Sejak tanggal 9 – 17 Agustus 2017, rangkaian kegiatan HUT RI ke 72 di kecamatan Routa dilaksanakan. Tepatnya di jantung keramaian, lapangan desa Tirawonua, hampir semua warga satu kecamatan berkumpul. Dibuka dengan upacara pembukaan di mana kami sebagai pengajar muda banyak dilibatkan seperti menjadi Master of Ceremony, perlombaan diadakan hampir setiap hari.

Semua memang tidak berjalan semulus yang kami harapkan. Banyak kejadian tidak menyenangkan terjadi dari mulai masalah miss komunikasi dengan warga, cuaca yang tidak mendukung, komunikas yang sulit antar tim karena tidak ada sinyal, namun lebih banyak lagi pelajaran berharga yang kami dapatkan. Apalagi melihat senyum dan tawa anak-anak ketika mengikuti lomba, menjadikan hari-hari itu menjadi hari yang berharga dalam hidup. SD saya memang tidak jadi juara umum, namun melihat beberapa anak didik saya mendapat piagam penghargaan atas pencapaian mereka lalu dipajang di rumah mereka di desa, membuat hati saya berjingkrak-jingkrak bahagia. Beberapa minggu setelahnya, saya menemukan kalimat menyejukkan di dalam jurnal mingguan mereka

“Saya lihat banyak lawan saya lebih besar dari saya. Saya takut sekali apalagi mereka mengejek saya katanya saya pasti kalah. Tapi saya bisa juara dan mengalahkan mereka. Saya senang sekali.”

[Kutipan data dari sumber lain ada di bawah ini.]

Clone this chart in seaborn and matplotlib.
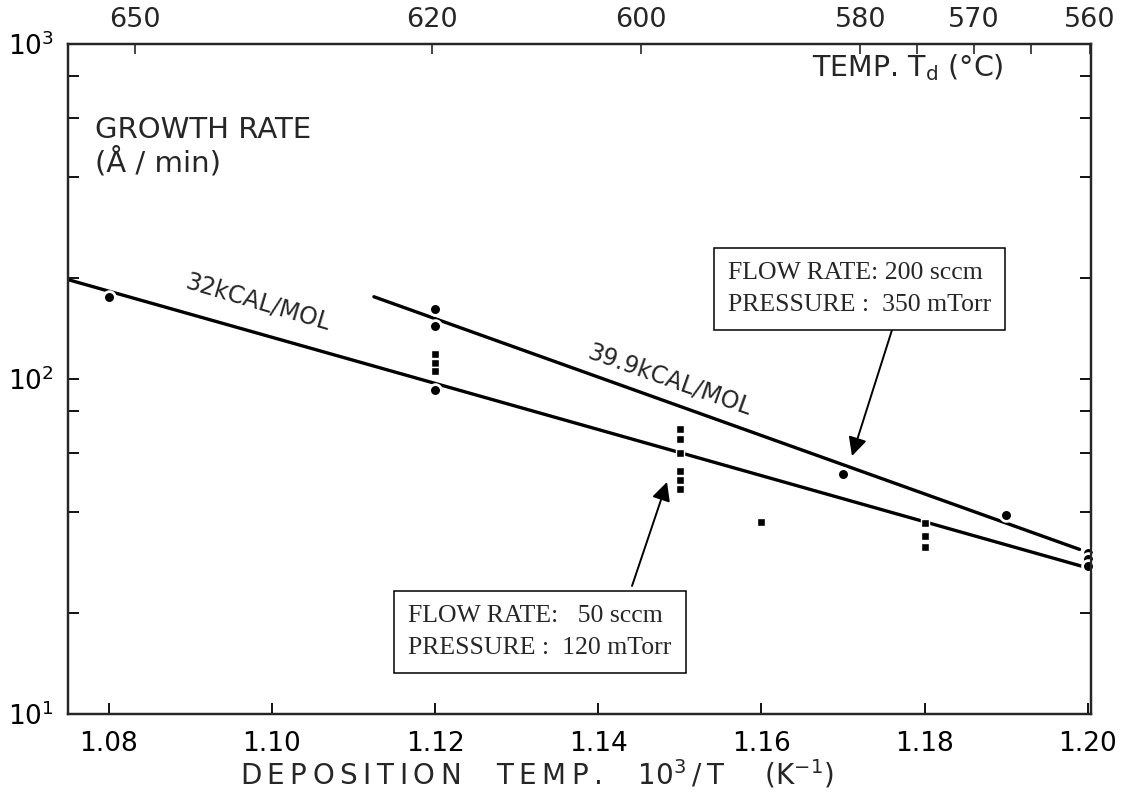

(Herdin, kelas VI SD, juara I lomba lari 200 meter)

“Saya senang sekali naik mobil untuk perayaan, saya terguncang-guncang bersama teman yang lain tapi saya senang. Saya takut saat harus lomba senam dan takut melihat anak laki-laki yang sedang lomba bola kaki tapi akhirnya kita juara III. Saya senang. Saya juga bertemu teman baru, namanya Hafiza. Kami bermain dan tidur bersama. Saya ingin bertemu Hafiza lagi.”

(Indah, kelas IV SD, peserta lomba senam dan balap kelereng)

Rangkaian kegiatan ditutup pada tanggal 17 Agustus 2017. Semua aparat dan warga termasuk anak-anak mengikuti acara dengan khidmad. Ada rasa haru yang merasuk diam-diam di hati saya saat perlahan bendera merah putih merayap di tiang yang tinggi. Di atas tanah marah atau tanah merica ini, semoga memang kami sudah merdeka seutuhnya. Merdeka dalam artian lebih luas, merdeka dari ketertinggalan tanpa meninggalkan kearifan lokalnya. Dan esok lusanya, hari-hari berharga tetap setia menemani kami di sini.